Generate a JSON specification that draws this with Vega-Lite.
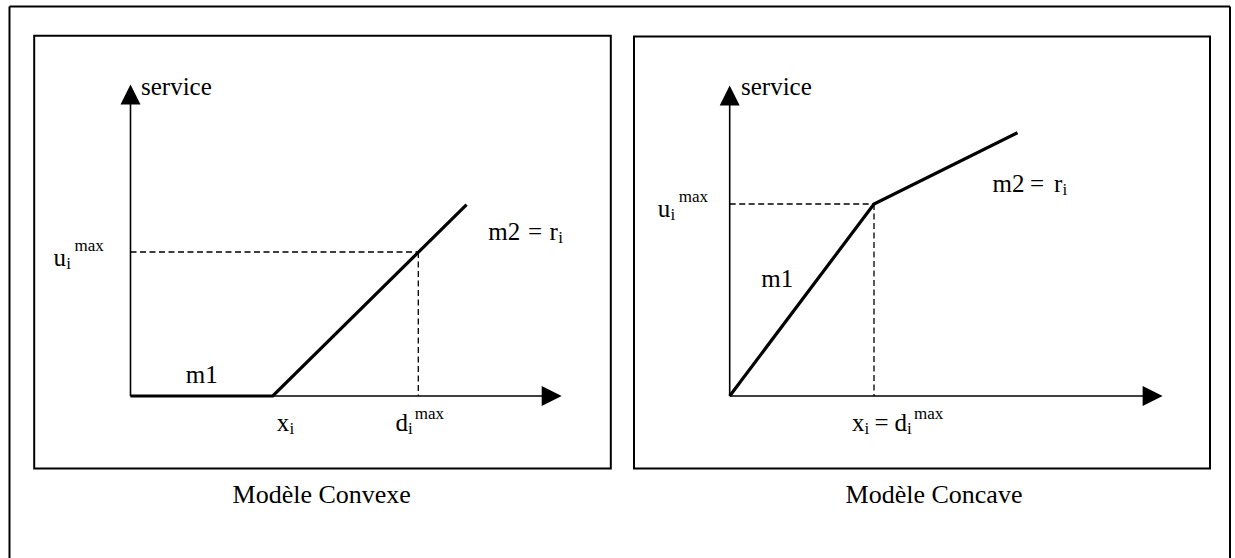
{
  "$schema": "https://vega.github.io/schema/vega-lite/v6.json",
  "width": 1235,
  "height": 558,
  "autosize": {"type": "fit", "contains": "padding"},
  "padding": 0,
  "background": "white",
  "view": {"stroke": null},
  "datasets": {
    "frame": [
      {"x": 9.5, "y": 6.5, "x2": 1230, "y2": 6.5},
      {"x": 9.5, "y": 6.5, "x2": 9.5, "y2": 558},
      {"x": 1230, "y": 6.5, "x2": 1230, "y2": 558}
    ],
    "boxes": [
      {"panel": "convexe", "x": 34.2, "y": 35.8, "x2": 610.8, "y2": 468.5},
      {"panel": "concave", "x": 634, "y": 36.5, "x2": 1210, "y2": 468.5}
    ],
    "axes": [
      {"panel": "convexe", "x": 130.5, "y": 396, "x2": 130.5, "y2": 100},
      {"panel": "convexe", "x": 130.5, "y": 396, "x2": 545, "y2": 396},
      {"panel": "concave", "x": 729.7, "y": 396, "x2": 729.7, "y2": 100},
      {"panel": "concave", "x": 729.7, "y": 396, "x2": 1155, "y2": 396}
    ],
    "dashed": [
      {"panel": "convexe", "x": 130.5, "y": 252, "x2": 418.3, "y2": 252},
      {"panel": "convexe", "x": 418.3, "y": 252, "x2": 418.3, "y2": 396},
      {"panel": "concave", "x": 729.7, "y": 204, "x2": 874, "y2": 204},
      {"panel": "concave", "x": 874, "y": 204, "x2": 874, "y2": 396}
    ],
    "curves": [
      {"panel": "convexe", "seq": 1, "x": 130.5, "y": 396},
      {"panel": "convexe", "seq": 2, "x": 272.8, "y": 396},
      {"panel": "convexe", "seq": 3, "x": 466.6, "y": 204.6},
      {"panel": "concave", "seq": 1, "x": 729.7, "y": 396},
      {"panel": "concave", "seq": 2, "x": 874, "y": 204},
      {"panel": "concave", "seq": 3, "x": 1017.5, "y": 132.7}
    ],
    "arrowsUp": [
      {"panel": "convexe", "x": 130.5, "y": 94.5},
      {"panel": "concave", "x": 729.7, "y": 95.4}
    ],
    "arrowsRight": [
      {"panel": "convexe", "x": 551.7, "y": 396},
      {"panel": "concave", "x": 1152.6, "y": 396}
    ],
    "labels": [
      {"role": "main", "label": "service", "x": 141, "y": 94.5},
      {"role": "main", "label": "service", "x": 741, "y": 94.5},
      {"role": "main", "label": "u", "x": 53.4, "y": 266},
      {"role": "small", "label": "i", "x": 66.2, "y": 269},
      {"role": "small", "label": "max", "x": 74.5, "y": 251},
      {"role": "main", "label": "u", "x": 657.7, "y": 216.5},
      {"role": "small", "label": "i", "x": 670.5, "y": 219.5},
      {"role": "small", "label": "max", "x": 678.8, "y": 201.8},
      {"role": "main", "label": "m2", "x": 488.3, "y": 240},
      {"role": "main", "label": "=", "x": 528, "y": 240},
      {"role": "main", "label": "r", "x": 549.6, "y": 240},
      {"role": "small", "label": "i", "x": 558.2, "y": 243},
      {"role": "main", "label": "m2", "x": 992.6, "y": 191.5},
      {"role": "main", "label": "=", "x": 1030, "y": 191.5},
      {"role": "main", "label": "r", "x": 1054, "y": 191.5},
      {"role": "small", "label": "i", "x": 1062.6, "y": 194.5},
      {"role": "main", "label": "m1", "x": 185.8, "y": 382.6},
      {"role": "main", "label": "m1", "x": 761.3, "y": 286.5},
      {"role": "main", "label": "x", "x": 276.8, "y": 430.6},
      {"role": "small", "label": "i", "x": 289.4, "y": 433.6},
      {"role": "main", "label": "d", "x": 395.4, "y": 430.6},
      {"role": "small", "label": "i", "x": 408, "y": 433.6},
      {"role": "small", "label": "max", "x": 414.8, "y": 419},
      {"role": "main", "label": "x", "x": 852, "y": 430.6},
      {"role": "small", "label": "i", "x": 864.6, "y": 433.6},
      {"role": "main", "label": "=", "x": 874.5, "y": 430.6},
      {"role": "main", "label": "d", "x": 894.5, "y": 430.6},
      {"role": "small", "label": "i", "x": 907.1, "y": 433.6},
      {"role": "small", "label": "max", "x": 914, "y": 419},
      {"role": "caption", "label": "Modèle Convexe", "x": 321.7, "y": 503},
      {"role": "caption", "label": "Modèle Concave", "x": 934, "y": 503}
    ]
  },
  "encoding": {
    "x": {"field": "x", "type": "quantitative", "scale": {"domain": [0, 1235], "nice": false, "zero": false}, "axis": null},
    "y": {"field": "y", "type": "quantitative", "scale": {"domain": [0, 558], "nice": false, "zero": false, "reverse": true}, "axis": null}
  },
  "layer": [
    {
      "data": {"name": "frame"},
      "mark": {"type": "rule", "color": "black", "strokeWidth": 2, "clip": true},
      "encoding": {"x2": {"field": "x2"}, "y2": {"field": "y2"}}
    },
    {
      "data": {"name": "boxes"},
      "mark": {"type": "rect", "fill": null, "fillOpacity": 0, "stroke": "black", "strokeWidth": 2},
      "encoding": {"x2": {"field": "x2"}, "y2": {"field": "y2"}}
    },
    {
      "data": {"name": "axes"},
      "mark": {"type": "rule", "color": "black", "strokeWidth": 1.6},
      "encoding": {"x2": {"field": "x2"}, "y2": {"field": "y2"}}
    },
    {
      "data": {"name": "dashed"},
      "mark": {"type": "rule", "color": "black", "strokeWidth": 1.3, "strokeDash": [6, 3.5]},
      "encoding": {"x2": {"field": "x2"}, "y2": {"field": "y2"}}
    },
    {
      "data": {"name": "curves"},
      "mark": {"type": "line", "color": "black", "strokeWidth": 3.2, "strokeJoin": "miter", "strokeCap": "butt"},
      "encoding": {"detail": {"field": "panel"}, "order": {"field": "seq", "type": "quantitative"}}
    },
    {
      "data": {"name": "arrowsUp"},
      "mark": {"type": "point", "shape": "M0,-1L-1,1L1,1Z", "filled": true, "color": "black", "opacity": 1, "size": 400, "strokeWidth": 0}
    },
    {
      "data": {"name": "arrowsRight"},
      "mark": {"type": "point", "shape": "M1,0L-1,-1L-1,1Z", "filled": true, "color": "black", "opacity": 1, "size": 400, "strokeWidth": 0}
    },
    {
      "data": {"name": "labels"},
      "transform": [{"filter": "datum.role === 'main'"}],
      "mark": {"type": "text", "align": "left", "baseline": "alphabetic", "font": "Liberation Serif", "fontSize": 25, "color": "black"},
      "encoding": {"text": {"field": "label"}}
    },
    {
      "data": {"name": "labels"},
      "transform": [{"filter": "datum.role === 'small'"}],
      "mark": {"type": "text", "align": "left", "baseline": "alphabetic", "font": "Liberation Serif", "fontSize": 17, "color": "black"},
      "encoding": {"text": {"field": "label"}}
    },
    {
      "data": {"name": "labels"},
      "transform": [{"filter": "datum.role === 'caption'"}],
      "mark": {"type": "text", "align": "center", "baseline": "alphabetic", "font": "Liberation Serif", "fontSize": 26, "color": "black"},
      "encoding": {"text": {"field": "label"}}
    }
  ]
}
_ _ _ _ _
**Exercise description**:
Omit the pictures, then output the rest of the listing exactly.

**Expected output**:
Generate a JSON specification that draws this with Vega-Lite.
{
  "$schema": "https://vega.github.io/schema/vega-lite/v6.json",
  "width": 1235,
  "height": 558,
  "autosize": {"type": "fit", "contains": "padding"},
  "padding": 0,
  "background": "white",
  "view": {"stroke": null},
  "datasets": {
    "frame": [
      {"x": 9.5, "y": 6.5, "x2": 1230, "y2": 6.5},
      {"x": 9.5, "y": 6.5, "x2": 9.5, "y2": 558},
      {"x": 1230, "y": 6.5, "x2": 1230, "y2": 558}
    ],
    "boxes": [
      {"panel": "convexe", "x": 34.2, "y": 35.8, "x2": 610.8, "y2": 468.5},
      {"panel": "concave", "x": 634, "y": 36.5, "x2": 1210, "y2": 468.5}
    ],
    "axes": [
      {"panel": "convexe", "x": 130.5, "y": 396, "x2": 130.5, "y2": 100},
      {"panel": "convexe", "x": 130.5, "y": 396, "x2": 545, "y2": 396},
      {"panel": "concave", "x": 729.7, "y": 396, "x2": 729.7, "y2": 100},
      {"panel": "concave", "x": 729.7, "y": 396, "x2": 1155, "y2": 396}
    ],
    "dashed": [
      {"panel": "convexe", "x": 130.5, "y": 252, "x2": 418.3, "y2": 252},
      {"panel": "convexe", "x": 418.3, "y": 252, "x2": 418.3, "y2": 396},
      {"panel": "concave", "x": 729.7, "y": 204, "x2": 874, "y2": 204},
      {"panel": "concave", "x": 874, "y": 204, "x2": 874, "y2": 396}
    ],
    "curves": [
      {"panel": "convexe", "seq": 1, "x": 130.5, "y": 396},
      {"panel": "convexe", "seq": 2, "x": 272.8, "y": 396},
      {"panel": "convexe", "seq": 3, "x": 466.6, "y": 204.6},
      {"panel": "concave", "seq": 1, "x": 729.7, "y": 396},
      {"panel": "concave", "seq": 2, "x": 874, "y": 204},
      {"panel": "concave", "seq": 3, "x": 1017.5, "y": 132.7}
    ],
    "arrowsUp": [
      {"panel": "convexe", "x": 130.5, "y": 94.5},
      {"panel": "concave", "x": 729.7, "y": 95.4}
    ],
    "arrowsRight": [
      {"panel": "convexe", "x": 551.7, "y": 396},
      {"panel": "concave", "x": 1152.6, "y": 396}
    ],
    "labels": [
      {"role": "main", "label": "service", "x": 141, "y": 94.5},
      {"role": "main", "label": "service", "x": 741, "y": 94.5},
      {"role": "main", "label": "u", "x": 53.4, "y": 266},
      {"role": "small", "label": "i", "x": 66.2, "y": 269},
      {"role": "small", "label": "max", "x": 74.5, "y": 251},
      {"role": "main", "label": "u", "x": 657.7, "y": 216.5},
      {"role": "small", "label": "i", "x": 670.5, "y": 219.5},
      {"role": "small", "label": "max", "x": 678.8, "y": 201.8},
      {"role": "main", "label": "m2", "x": 488.3, "y": 240},
      {"role": "main", "label": "=", "x": 528, "y": 240},
      {"role": "main", "label": "r", "x": 549.6, "y": 240},
      {"role": "small", "label": "i", "x": 558.2, "y": 243},
      {"role": "main", "label": "m2", "x": 992.6, "y": 191.5},
      {"role": "main", "label": "=", "x": 1030, "y": 191.5},
      {"role": "main", "label": "r", "x": 1054, "y": 191.5},
      {"role": "small", "label": "i", "x": 1062.6, "y": 194.5},
      {"role": "main", "label": "m1", "x": 185.8, "y": 382.6},
      {"role": "main", "label": "m1", "x": 761.3, "y": 286.5},
      {"role": "main", "label": "x", "x": 276.8, "y": 430.6},
      {"role": "small", "label": "i", "x": 289.4, "y": 433.6},
      {"role": "main", "label": "d", "x": 395.4, "y": 430.6},
      {"role": "small", "label": "i", "x": 408, "y": 433.6},
      {"role": "small", "label": "max", "x": 414.8, "y": 419},
      {"role": "main", "label": "x", "x": 852, "y": 430.6},
      {"role": "small", "label": "i", "x": 864.6, "y": 433.6},
      {"role": "main", "label": "=", "x": 874.5, "y": 430.6},
      {"role": "main", "label": "d", "x": 894.5, "y": 430.6},
      {"role": "small", "label": "i", "x": 907.1, "y": 433.6},
      {"role": "small", "label": "max", "x": 914, "y": 419},
      {"role": "caption", "label": "Modèle Convexe", "x": 321.7, "y": 503},
      {"role": "caption", "label": "Modèle Concave", "x": 934, "y": 503}
    ]
  },
  "encoding": {
    "x": {"field": "x", "type": "quantitative", "scale": {"domain": [0, 1235], "nice": false, "zero": false}, "axis": null},
    "y": {"field": "y", "type": "quantitative", "scale": {"domain": [0, 558], "nice": false, "zero": false, "reverse": true}, "axis": null}
  },
  "layer": [
    {
      "data": {"name": "frame"},
      "mark": {"type": "rule", "color": "black", "strokeWidth": 2, "clip": true},
      "encoding": {"x2": {"field": "x2"}, "y2": {"field": "y2"}}
    },
    {
      "data": {"name": "boxes"},
      "mark": {"type": "rect", "fill": null, "fillOpacity": 0, "stroke": "black", "strokeWidth": 2},
      "encoding": {"x2": {"field": "x2"}, "y2": {"field": "y2"}}
    },
    {
      "data": {"name": "axes"},
      "mark": {"type": "rule", "color": "black", "strokeWidth": 1.6},
      "encoding": {"x2": {"field": "x2"}, "y2": {"field": "y2"}}
    },
    {
      "data": {"name": "dashed"},
      "mark": {"type": "rule", "color": "black", "strokeWidth": 1.3, "strokeDash": [6, 3.5]},
      "encoding": {"x2": {"field": "x2"}, "y2": {"field": "y2"}}
    },
    {
      "data": {"name": "curves"},
      "mark": {"type": "line", "color": "black", "strokeWidth": 3.2, "strokeJoin": "miter", "strokeCap": "butt"},
      "encoding": {"detail": {"field": "panel"}, "order": {"field": "seq", "type": "quantitative"}}
    },
    {
      "data": {"name": "arrowsUp"},
      "mark": {"type": "point", "shape": "M0,-1L-1,1L1,1Z", "filled": true, "color": "black", "opacity": 1, "size": 400, "strokeWidth": 0}
    },
    {
      "data": {"name": "arrowsRight"},
      "mark": {"type": "point", "shape": "M1,0L-1,-1L-1,1Z", "filled": true, "color": "black", "opacity": 1, "size": 400, "strokeWidth": 0}
    },
    {
      "data": {"name": "labels"},
      "transform": [{"filter": "datum.role === 'main'"}],
      "mark": {"type": "text", "align": "left", "baseline": "alphabetic", "font": "Liberation Serif", "fontSize": 25, "color": "black"},
      "encoding": {"text": {"field": "label"}}
    },
    {
      "data": {"name": "labels"},
      "transform": [{"filter": "datum.role === 'small'"}],
      "mark": {"type": "text", "align": "left", "baseline": "alphabetic", "font": "Liberation Serif", "fontSize": 17, "color": "black"},
      "encoding": {"text": {"field": "label"}}
    },
    {
      "data": {"name": "labels"},
      "transform": [{"filter": "datum.role === 'caption'"}],
      "mark": {"type": "text", "align": "center", "baseline": "alphabetic", "font": "Liberation Serif", "fontSize": 26, "color": "black"},
      "encoding": {"text": {"field": "label"}}
    }
  ]
}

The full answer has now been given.